Infant Mortality up in U.S., Government Finds

By Maggie Fox

WASHINGTON (Reuters) Feb 12 - While Americans' life expectancy rose again in 2002, the infant mortality rate also rose slightly in what may be a statistical blip, U.S. government statisticians reported on Wednesday.

Overall life expectancy in the United States reached a new high of 77.4 years, up from 77.2 in 2001, the National Center for Health Statistics reported.

It said life expectancy increased for men and women, and for blacks and whites.

But infant mortality increased from a rate of 6.8 infant deaths per 1000 live births in 2001 to a rate of 7.0 per 1000 births in 2002. It was the first year since 1958 that the rate has not declined or remained unchanged.

The report showed that deaths from SIDS continued to fall.

The rise in infant mortality may have been just a blip, according to statisticians who said figures from the first 9 months of 2003 were beginning to suggest this was the case.

Joyce Martin, an expert on poor birth outcome who worked on the report, said the reasons for the rise were not clear. "We simply do not know yet. We don't have all that information," she said in a telephone interview.

Deaths among newborns younger than 28 days were mostly due to birth defects, maternal complications and disorders related to premature delivery and low birth weight.

Martin said it was possible the deaths among very young infants were a statistical anomaly.

"We also found the late fetal mortality rate--deaths at 28 weeks gestation or later--also declined at a slightly greater pace than they had in the past," she said.

"What very well may be happening, at least to some extent, is some of those infants that might have died before delivery are being born but dying shortly after birth."

Overall the NCHS recorded 27,977 infant deaths nationwide in 2002, up from 27,568 in 2001, out of about 4 million births a year.

"Factors such as low birth weight, preterm births and multiple births all increase the risk of infant death," NCHS director Dr. Edward Sondik said in a statement. "This year, some of these risk factors may have played a significant role in the increase in infant deaths, but we'll know more as additional data become available."
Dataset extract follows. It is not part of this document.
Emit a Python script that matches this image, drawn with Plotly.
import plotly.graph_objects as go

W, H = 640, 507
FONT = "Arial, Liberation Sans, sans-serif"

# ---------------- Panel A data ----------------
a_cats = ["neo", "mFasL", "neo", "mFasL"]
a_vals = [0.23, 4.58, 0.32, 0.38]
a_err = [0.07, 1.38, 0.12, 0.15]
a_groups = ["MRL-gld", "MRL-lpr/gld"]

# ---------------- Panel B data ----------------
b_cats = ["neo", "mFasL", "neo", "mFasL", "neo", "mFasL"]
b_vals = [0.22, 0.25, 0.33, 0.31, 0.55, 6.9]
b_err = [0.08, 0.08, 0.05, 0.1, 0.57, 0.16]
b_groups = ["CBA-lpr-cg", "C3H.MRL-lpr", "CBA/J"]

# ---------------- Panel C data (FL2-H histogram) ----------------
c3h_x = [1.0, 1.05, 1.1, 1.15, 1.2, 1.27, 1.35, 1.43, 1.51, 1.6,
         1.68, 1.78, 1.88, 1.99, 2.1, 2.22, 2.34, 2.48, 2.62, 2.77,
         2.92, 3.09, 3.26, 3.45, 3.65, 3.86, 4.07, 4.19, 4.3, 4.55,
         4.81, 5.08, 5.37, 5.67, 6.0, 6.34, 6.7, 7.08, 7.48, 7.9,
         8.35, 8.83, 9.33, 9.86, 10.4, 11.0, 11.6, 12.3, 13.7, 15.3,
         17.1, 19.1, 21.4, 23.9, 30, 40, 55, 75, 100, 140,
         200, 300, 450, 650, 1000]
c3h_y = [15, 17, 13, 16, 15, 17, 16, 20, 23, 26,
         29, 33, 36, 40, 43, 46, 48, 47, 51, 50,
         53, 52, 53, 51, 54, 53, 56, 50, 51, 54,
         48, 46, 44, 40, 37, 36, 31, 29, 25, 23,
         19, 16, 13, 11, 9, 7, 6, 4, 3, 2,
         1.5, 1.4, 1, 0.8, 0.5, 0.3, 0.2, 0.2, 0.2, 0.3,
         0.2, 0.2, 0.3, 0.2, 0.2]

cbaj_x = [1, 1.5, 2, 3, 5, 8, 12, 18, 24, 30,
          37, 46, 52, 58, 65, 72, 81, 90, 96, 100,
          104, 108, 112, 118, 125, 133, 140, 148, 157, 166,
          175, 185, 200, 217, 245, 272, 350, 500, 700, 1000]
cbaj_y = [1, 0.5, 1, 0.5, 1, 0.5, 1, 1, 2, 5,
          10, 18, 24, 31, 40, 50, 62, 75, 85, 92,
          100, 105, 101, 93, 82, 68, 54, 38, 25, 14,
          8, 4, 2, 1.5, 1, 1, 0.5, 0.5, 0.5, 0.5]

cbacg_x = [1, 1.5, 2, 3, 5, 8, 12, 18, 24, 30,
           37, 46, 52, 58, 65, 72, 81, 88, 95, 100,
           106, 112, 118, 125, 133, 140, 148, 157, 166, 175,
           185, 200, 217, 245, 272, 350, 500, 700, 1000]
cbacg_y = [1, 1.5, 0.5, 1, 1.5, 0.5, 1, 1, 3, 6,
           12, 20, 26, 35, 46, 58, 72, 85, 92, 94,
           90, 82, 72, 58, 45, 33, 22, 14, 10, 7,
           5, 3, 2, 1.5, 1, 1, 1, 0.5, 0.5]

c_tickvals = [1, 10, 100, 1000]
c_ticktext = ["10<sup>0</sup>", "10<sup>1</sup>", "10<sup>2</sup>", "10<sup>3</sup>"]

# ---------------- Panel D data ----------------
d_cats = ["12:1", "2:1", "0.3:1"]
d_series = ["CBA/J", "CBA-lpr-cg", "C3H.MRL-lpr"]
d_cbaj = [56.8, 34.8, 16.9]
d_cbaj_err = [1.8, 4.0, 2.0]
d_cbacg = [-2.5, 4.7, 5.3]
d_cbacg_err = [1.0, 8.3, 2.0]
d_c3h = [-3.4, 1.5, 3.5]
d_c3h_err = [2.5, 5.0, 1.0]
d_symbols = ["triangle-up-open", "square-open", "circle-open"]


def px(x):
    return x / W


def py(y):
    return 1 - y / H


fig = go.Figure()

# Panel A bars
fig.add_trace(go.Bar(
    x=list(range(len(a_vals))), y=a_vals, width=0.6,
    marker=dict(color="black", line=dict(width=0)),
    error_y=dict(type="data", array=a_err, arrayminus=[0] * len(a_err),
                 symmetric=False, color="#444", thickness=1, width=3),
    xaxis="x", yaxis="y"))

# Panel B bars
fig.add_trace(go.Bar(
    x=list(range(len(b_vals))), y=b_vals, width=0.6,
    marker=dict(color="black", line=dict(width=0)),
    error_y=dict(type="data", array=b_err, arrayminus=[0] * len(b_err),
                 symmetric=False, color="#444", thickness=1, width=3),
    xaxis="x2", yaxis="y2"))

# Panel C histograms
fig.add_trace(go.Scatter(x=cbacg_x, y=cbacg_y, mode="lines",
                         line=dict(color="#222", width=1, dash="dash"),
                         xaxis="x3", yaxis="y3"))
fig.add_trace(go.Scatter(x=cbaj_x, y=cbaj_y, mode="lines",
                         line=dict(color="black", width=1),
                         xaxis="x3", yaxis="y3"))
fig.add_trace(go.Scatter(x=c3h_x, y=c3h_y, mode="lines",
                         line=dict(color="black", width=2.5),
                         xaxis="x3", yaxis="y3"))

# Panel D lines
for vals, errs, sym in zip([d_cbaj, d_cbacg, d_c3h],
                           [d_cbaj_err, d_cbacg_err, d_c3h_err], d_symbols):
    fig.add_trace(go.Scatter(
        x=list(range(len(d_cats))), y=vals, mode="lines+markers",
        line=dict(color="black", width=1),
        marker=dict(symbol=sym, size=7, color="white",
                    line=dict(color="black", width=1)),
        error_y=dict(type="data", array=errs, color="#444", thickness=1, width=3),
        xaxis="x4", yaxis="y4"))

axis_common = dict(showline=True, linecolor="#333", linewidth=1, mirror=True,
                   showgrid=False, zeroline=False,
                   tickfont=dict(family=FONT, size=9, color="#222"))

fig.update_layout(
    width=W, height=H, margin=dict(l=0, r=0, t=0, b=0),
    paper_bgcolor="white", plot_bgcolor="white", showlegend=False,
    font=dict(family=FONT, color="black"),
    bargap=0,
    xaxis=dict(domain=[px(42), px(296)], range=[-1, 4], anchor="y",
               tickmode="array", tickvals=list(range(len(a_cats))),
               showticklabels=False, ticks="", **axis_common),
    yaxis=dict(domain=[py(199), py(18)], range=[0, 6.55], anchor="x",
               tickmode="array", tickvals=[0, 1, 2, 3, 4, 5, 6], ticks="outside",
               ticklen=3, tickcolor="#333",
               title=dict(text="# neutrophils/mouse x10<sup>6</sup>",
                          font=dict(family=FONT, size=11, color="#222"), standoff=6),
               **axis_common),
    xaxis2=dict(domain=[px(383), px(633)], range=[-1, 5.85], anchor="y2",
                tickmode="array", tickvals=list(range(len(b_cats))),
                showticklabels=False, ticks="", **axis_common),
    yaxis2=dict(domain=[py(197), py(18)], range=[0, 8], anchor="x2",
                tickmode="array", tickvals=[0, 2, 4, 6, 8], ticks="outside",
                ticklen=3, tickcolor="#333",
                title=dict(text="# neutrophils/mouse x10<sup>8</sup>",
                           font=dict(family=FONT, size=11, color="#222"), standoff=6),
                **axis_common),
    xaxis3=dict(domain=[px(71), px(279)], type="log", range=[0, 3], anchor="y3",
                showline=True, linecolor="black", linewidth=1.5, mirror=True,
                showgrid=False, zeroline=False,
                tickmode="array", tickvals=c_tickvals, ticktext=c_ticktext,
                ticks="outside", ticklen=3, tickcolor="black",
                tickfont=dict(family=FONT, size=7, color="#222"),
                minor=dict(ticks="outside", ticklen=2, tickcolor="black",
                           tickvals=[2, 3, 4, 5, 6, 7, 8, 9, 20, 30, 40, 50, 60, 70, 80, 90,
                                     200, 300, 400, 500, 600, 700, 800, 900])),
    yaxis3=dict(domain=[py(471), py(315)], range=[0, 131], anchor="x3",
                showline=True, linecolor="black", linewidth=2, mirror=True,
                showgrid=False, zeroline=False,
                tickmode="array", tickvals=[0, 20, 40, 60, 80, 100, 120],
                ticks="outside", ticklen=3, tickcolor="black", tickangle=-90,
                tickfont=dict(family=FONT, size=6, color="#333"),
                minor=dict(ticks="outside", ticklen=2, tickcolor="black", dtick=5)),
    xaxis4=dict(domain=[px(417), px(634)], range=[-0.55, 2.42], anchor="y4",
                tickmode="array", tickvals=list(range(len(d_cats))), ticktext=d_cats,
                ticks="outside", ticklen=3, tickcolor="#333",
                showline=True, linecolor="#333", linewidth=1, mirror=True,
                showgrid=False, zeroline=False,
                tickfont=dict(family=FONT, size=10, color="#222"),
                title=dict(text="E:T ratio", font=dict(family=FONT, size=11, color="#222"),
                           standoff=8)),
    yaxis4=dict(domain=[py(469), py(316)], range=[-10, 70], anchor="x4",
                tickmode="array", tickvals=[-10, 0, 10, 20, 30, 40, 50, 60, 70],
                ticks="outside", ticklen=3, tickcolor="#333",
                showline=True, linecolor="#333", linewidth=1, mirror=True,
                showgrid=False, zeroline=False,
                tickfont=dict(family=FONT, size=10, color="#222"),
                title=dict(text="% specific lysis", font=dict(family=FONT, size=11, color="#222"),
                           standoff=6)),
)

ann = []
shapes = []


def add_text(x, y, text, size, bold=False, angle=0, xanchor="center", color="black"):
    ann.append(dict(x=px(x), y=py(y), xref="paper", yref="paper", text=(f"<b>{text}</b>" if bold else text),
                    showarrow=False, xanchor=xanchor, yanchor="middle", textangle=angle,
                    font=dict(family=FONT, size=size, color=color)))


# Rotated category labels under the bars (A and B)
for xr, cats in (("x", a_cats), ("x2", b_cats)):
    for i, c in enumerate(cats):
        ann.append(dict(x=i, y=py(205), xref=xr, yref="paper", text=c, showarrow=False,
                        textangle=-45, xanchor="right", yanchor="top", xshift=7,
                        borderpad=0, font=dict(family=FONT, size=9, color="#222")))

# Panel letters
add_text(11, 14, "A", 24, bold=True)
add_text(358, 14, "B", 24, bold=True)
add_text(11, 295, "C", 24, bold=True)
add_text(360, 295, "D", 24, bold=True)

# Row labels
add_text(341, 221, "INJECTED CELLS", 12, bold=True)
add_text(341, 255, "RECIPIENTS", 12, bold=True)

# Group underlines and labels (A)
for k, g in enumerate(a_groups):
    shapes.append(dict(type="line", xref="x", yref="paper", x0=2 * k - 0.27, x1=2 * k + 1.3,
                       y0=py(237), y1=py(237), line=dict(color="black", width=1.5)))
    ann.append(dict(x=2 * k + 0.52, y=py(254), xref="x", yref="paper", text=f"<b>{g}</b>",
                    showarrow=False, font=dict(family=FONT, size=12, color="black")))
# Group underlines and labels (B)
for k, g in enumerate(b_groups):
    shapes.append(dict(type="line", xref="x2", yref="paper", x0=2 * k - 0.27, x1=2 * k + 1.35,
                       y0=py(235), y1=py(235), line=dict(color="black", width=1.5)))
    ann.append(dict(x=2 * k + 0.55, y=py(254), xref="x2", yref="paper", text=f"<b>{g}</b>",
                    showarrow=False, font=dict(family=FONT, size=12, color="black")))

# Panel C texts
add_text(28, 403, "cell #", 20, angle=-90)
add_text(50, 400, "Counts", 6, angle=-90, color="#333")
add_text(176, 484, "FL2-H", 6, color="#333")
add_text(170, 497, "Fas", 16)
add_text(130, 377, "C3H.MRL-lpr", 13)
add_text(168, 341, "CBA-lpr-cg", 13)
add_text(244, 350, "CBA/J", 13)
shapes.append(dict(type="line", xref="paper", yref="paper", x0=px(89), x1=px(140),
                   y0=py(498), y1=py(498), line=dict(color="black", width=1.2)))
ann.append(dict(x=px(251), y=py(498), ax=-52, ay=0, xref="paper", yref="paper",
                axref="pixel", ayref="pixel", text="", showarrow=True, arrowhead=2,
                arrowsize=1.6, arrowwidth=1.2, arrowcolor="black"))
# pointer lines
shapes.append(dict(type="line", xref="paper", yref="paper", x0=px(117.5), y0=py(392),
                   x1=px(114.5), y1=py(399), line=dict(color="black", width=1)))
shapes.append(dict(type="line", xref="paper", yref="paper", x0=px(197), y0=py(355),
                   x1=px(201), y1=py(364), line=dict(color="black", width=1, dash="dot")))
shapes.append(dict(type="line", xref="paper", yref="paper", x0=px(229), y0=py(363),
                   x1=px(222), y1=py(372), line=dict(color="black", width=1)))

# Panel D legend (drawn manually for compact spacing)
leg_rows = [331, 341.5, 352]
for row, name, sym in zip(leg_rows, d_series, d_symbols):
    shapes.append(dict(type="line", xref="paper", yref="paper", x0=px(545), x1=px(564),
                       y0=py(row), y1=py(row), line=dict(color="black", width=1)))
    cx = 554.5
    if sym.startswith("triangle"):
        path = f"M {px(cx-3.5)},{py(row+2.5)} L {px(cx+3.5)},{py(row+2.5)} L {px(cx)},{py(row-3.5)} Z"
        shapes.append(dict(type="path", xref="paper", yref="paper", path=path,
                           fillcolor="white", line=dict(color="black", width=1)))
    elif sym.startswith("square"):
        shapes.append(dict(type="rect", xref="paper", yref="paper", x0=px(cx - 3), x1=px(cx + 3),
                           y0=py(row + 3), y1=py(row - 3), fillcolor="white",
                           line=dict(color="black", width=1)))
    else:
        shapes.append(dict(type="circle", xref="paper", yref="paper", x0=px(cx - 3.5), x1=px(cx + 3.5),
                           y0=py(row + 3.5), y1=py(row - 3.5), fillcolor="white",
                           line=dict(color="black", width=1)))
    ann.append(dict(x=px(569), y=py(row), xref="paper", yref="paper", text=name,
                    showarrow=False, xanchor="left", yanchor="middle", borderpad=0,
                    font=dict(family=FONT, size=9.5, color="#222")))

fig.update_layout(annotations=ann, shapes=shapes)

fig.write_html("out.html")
Among adults, deaths from heart disease, the No. 1 killer, fell 3% and deaths from stroke, the No. 3 killer, also fell 3%. Deaths from cancer, the second leading cause of mortality, fell 1%.

But mortality rates rose for Alzheimer's, influenza and pneumonia and septicemia.

The annual death rate decreased slightly from 855 deaths per 100,000 people in 2001 to 847 deaths per 100,000 in 2002.